1. Image vulnerability management through continuous scanning of container registries
2. Runtime security monitoring for suspicious container behavior
3. Immutable infrastructure principles preventing unauthorized changes to running containers
4. Minimal base images reducing the attack surface by including only necessary components
5. Regular updates and patching processes for both applications and underlying dependencies

Kubernetes security presents another critical dimension of cloud native protection. As the de facto standard for container orchestration, Kubernetes introduces complex security challenges that span multiple areas:

Cluster configuration security requires careful attention to ensure that Kubernetes components are properly secured. This includes securing the control plane, etcd datastore, and worker nodes against unauthorized access. Network policies must be implemented to control traffic flow between pods, while role-based access control (RBAC) policies govern what actions users and service accounts can perform within the cluster.

Identity and access management in cloud native environments extends beyond traditional perimeter-based security models. The dynamic nature of microservices requires sophisticated approaches to service identity and authentication.
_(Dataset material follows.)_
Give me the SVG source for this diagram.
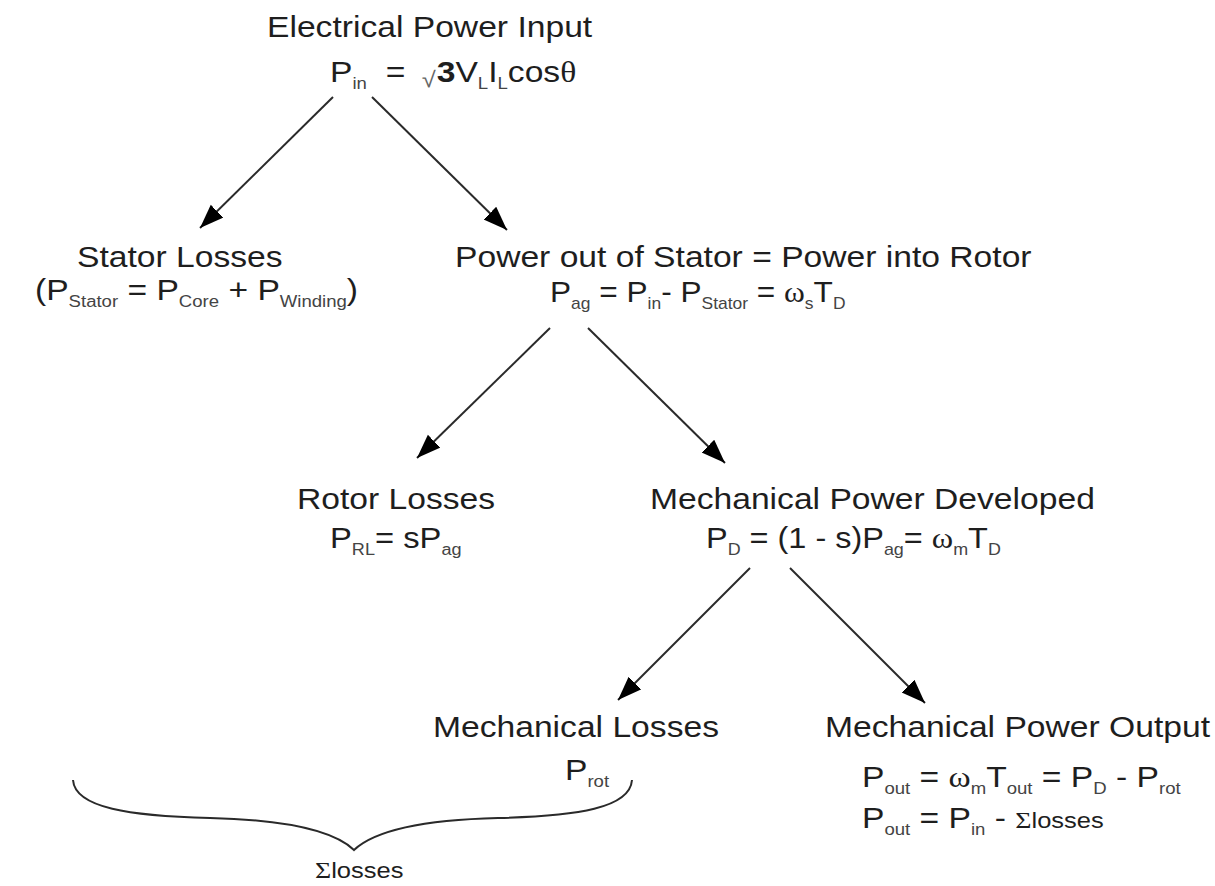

Service meshes have emerged as a powerful tool for implementing zero-trust security principles, where no service is inherently trusted, and all communication must be authenticated and authorized.

Cloud native security also demands new approaches to vulnerability management. Traditional periodic scanning is insufficient for environments where applications may be updated multiple times per day. Instead, organizations must implement continuous security scanning integrated directly into their CI/CD pipelines. This ensures that vulnerabilities are detected and addressed before they reach production environments.
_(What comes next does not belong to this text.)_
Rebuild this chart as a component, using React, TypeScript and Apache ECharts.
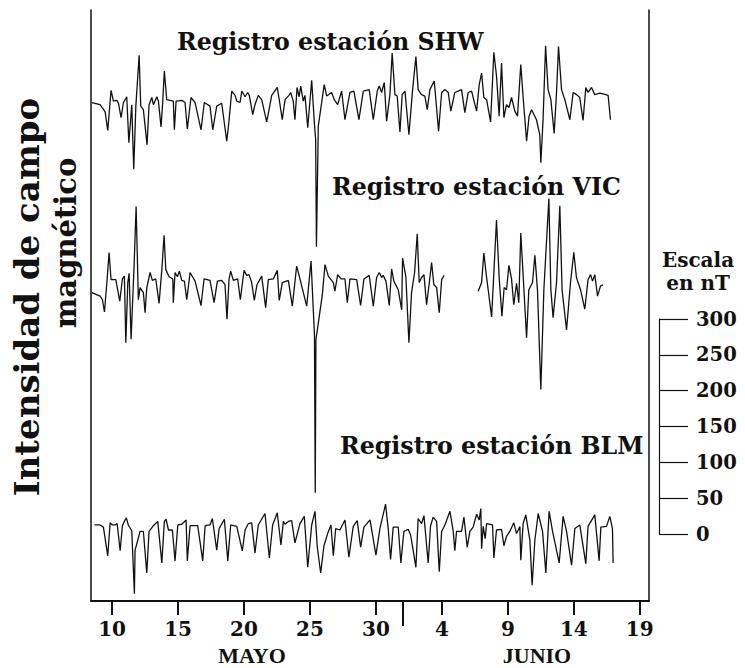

Security monitoring and observability represent another critical aspect of cloud native protection. The ephemeral nature of containers and the distributed architecture of microservices make traditional monitoring approaches inadequate. Instead, organizations need to implement comprehensive observability stacks that collect metrics, logs, and traces from across their cloud native infrastructure. Security information and event management (SIEM) systems must be adapted to handle the volume and velocity of data generated by cloud native applications.

Compliance and governance in cloud native environments present unique challenges. Regulatory requirements that were designed for traditional infrastructure may not directly translate to cloud native contexts. Organizations must develop new approaches to demonstrate compliance across dynamic, auto-scaling environments. This often involves implementing policy-as-code frameworks that can automatically enforce security and compliance requirements.

The human element remains crucial in cloud native security. While automation plays a significant role, security awareness and training are essential for all team members involved in the development and operation of cloud native applications. DevSecOps practices, where security responsibilities are shared across development, operations, and security teams, help ensure that security considerations are integrated throughout the application lifecycle.

Several emerging trends are shaping the future of cloud native security. Confidential computing, which protects data in use through hardware-based enclaves, offers promising approaches to securing sensitive workloads. Supply chain security has gained increased attention following several high-profile attacks, leading to greater focus on software bill of materials (SBOM) and secure software development practices.

Cloud service providers continue to enhance their native security offerings, providing built-in protections for container workloads, managed Kubernetes services, and serverless computing platforms. However, the shared responsibility model means that organizations must still implement appropriate security controls for their applications and data.

Looking ahead, the evolution of cloud native security will likely focus on several key areas. Increased automation will help organizations keep pace with the velocity of cloud native development. Machine learning and AI-powered security tools will enhance threat detection and response capabilities. Standardization efforts around security specifications and frameworks will help establish best practices across the industry.

In conclusion, cloud native security represents both a challenge and an opportunity for organizations embracing modern application development approaches. By understanding the unique characteristics of cloud native environments and implementing appropriate security controls, organizations can leverage the benefits of cloud native technologies while effectively managing security risks. The dynamic nature of these environments requires continuous attention to security, with ongoing assessment and improvement of security practices as technologies and threat landscapes evolve.